Write out the data below exactly as given, without any of its pictures.
— start of Raw data —
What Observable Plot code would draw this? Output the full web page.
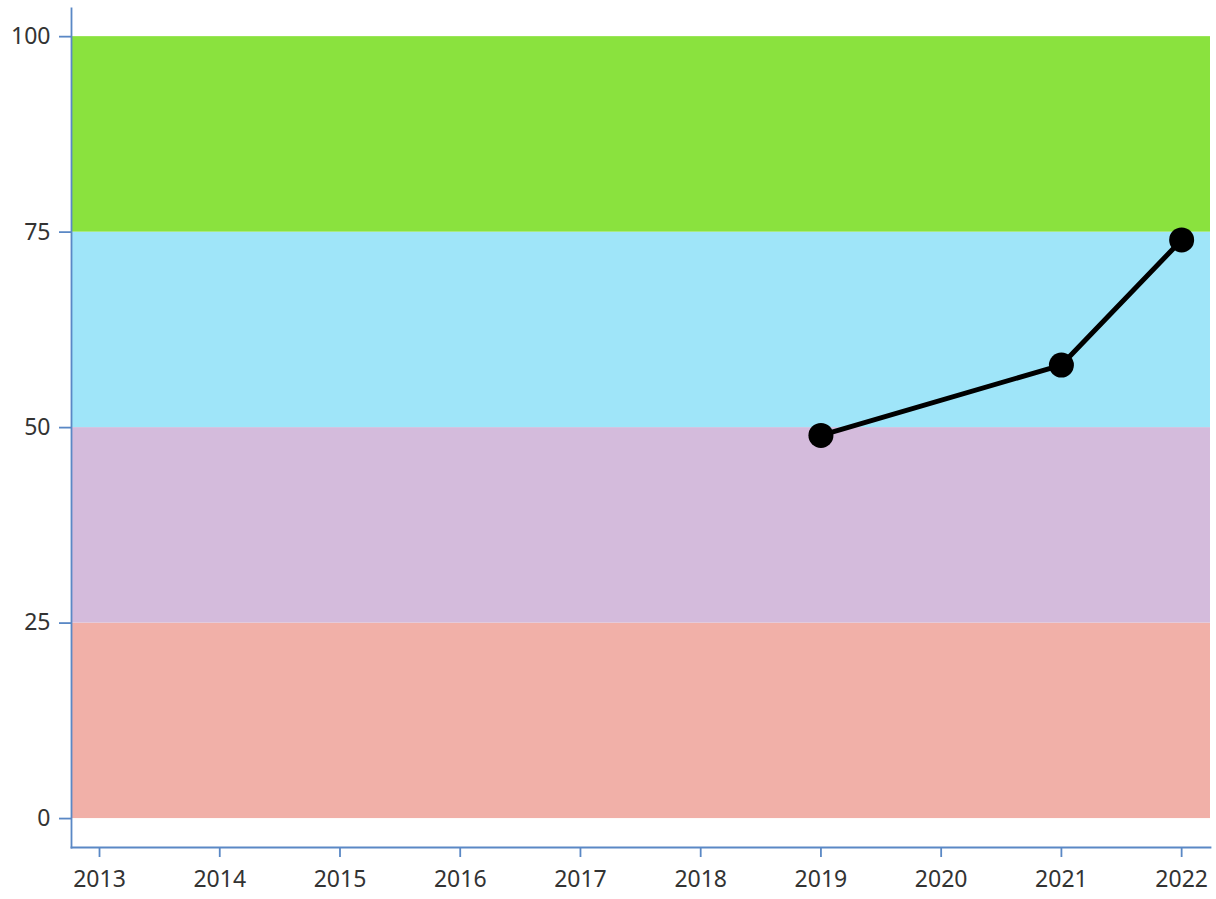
<!DOCTYPE html>
<html>
<head>
<meta charset="utf-8">
<script src="https://cdn.jsdelivr.net/npm/d3@7"></script>
<script src="https://cdn.jsdelivr.net/npm/@observablehq/plot@0.6"></script>
<style>
  html, body { margin: 0; padding: 0; background: #fff; }
  #chart svg { display: block; }
</style>
</head>
<body>
<div id="chart"></div>
<script>
// Background bands
const bandLow = [0, 25, 50, 75];
const bandHigh = [25, 50, 75, 100];
const bandColors = ["#f1b0a8", "#d4bbdc", "#9fe5f9", "#8ae23e"];

// Series
const years = [2019, 2021, 2022];
const values = [49, 58, 74];

// Ticks
const xTicks = [2013, 2014, 2015, 2016, 2017, 2018, 2019, 2020, 2021, 2022];
const yTicks = [0, 25, 50, 75, 100];

const bands = bandLow.map((lo, i) => ({lo, hi: bandHigh[i], color: bandColors[i]}));
const series = years.map((year, i) => ({year, value: values[i]}));

const axisColor = "#5a88c5";

const chart = Plot.plot({
  width: 1216,
  height: 899,
  marginLeft: 71,
  marginRight: 6,
  marginTop: 8,
  marginBottom: 52,
  style: {fontFamily: "'Noto Sans', sans-serif", fontSize: "23px", color: "#333", background: "#fff"},
  x: {domain: [2012.767, 2022.24], ticks: xTicks, tickFormat: "d", label: null},
  y: {domain: [-3.7, 103.6], ticks: yTicks, label: null},
  marks: [
    Plot.rect(bands, {y1: "lo", y2: "hi", fill: "color"}),
    Plot.line(series, {x: "year", y: "value", stroke: "#000", strokeWidth: 5}),
    Plot.dot(series, {x: "year", y: "value", r: 12.5, fill: "#000"}),
    Plot.axisX({ticks: xTicks, tickFormat: "d", tickSize: 10, tickPadding: 13, stroke: axisColor, strokeWidth: 1.8, fill: "#333", label: null}),
    Plot.axisY({ticks: yTicks, tickSize: 12, tickPadding: 9, stroke: axisColor, strokeWidth: 1.8, fill: "#333", label: null}),
    Plot.frame({anchor: "left", stroke: axisColor, strokeWidth: 1.8}),
    Plot.frame({anchor: "bottom", stroke: axisColor, strokeWidth: 1.8})
  ]
});
document.getElementById("chart").appendChild(chart);
</script>
</body>
</html>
— end of Raw data —
Solved problem >>
What Observable Plot code would draw this? Output the full web page.
<!DOCTYPE html>
<html>
<head>
<meta charset="utf-8">
<script src="https://cdn.jsdelivr.net/npm/d3@7"></script>
<script src="https://cdn.jsdelivr.net/npm/@observablehq/plot@0.6"></script>
<style>
  html, body { margin: 0; padding: 0; background: #fff; }
  #chart svg { display: block; }
</style>
</head>
<body>
<div id="chart"></div>
<script>
// Background bands
const bandLow = [0, 25, 50, 75];
const bandHigh = [25, 50, 75, 100];
const bandColors = ["#f1b0a8", "#d4bbdc", "#9fe5f9", "#8ae23e"];

// Series
const years = [2019, 2021, 2022];
const values = [49, 58, 74];

// Ticks
const xTicks = [2013, 2014, 2015, 2016, 2017, 2018, 2019, 2020, 2021, 2022];
const yTicks = [0, 25, 50, 75, 100];

const bands = bandLow.map((lo, i) => ({lo, hi: bandHigh[i], color: bandColors[i]}));
const series = years.map((year, i) => ({year, value: values[i]}));

const axisColor = "#5a88c5";

const chart = Plot.plot({
  width: 1216,
  height: 899,
  marginLeft: 71,
  marginRight: 6,
  marginTop: 8,
  marginBottom: 52,
  style: {fontFamily: "'Noto Sans', sans-serif", fontSize: "23px", color: "#333", background: "#fff"},
  x: {domain: [2012.767, 2022.24], ticks: xTicks, tickFormat: "d", label: null},
  y: {domain: [-3.7, 103.6], ticks: yTicks, label: null},
  marks: [
    Plot.rect(bands, {y1: "lo", y2: "hi", fill: "color"}),
    Plot.line(series, {x: "year", y: "value", stroke: "#000", strokeWidth: 5}),
    Plot.dot(series, {x: "year", y: "value", r: 12.5, fill: "#000"}),
    Plot.axisX({ticks: xTicks, tickFormat: "d", tickSize: 10, tickPadding: 13, stroke: axisColor, strokeWidth: 1.8, fill: "#333", label: null}),
    Plot.axisY({ticks: yTicks, tickSize: 12, tickPadding: 9, stroke: axisColor, strokeWidth: 1.8, fill: "#333", label: null}),
    Plot.frame({anchor: "left", stroke: axisColor, strokeWidth: 1.8}),
    Plot.frame({anchor: "bottom", stroke: axisColor, strokeWidth: 1.8})
  ]
});
document.getElementById("chart").appendChild(chart);
</script>
</body>
</html>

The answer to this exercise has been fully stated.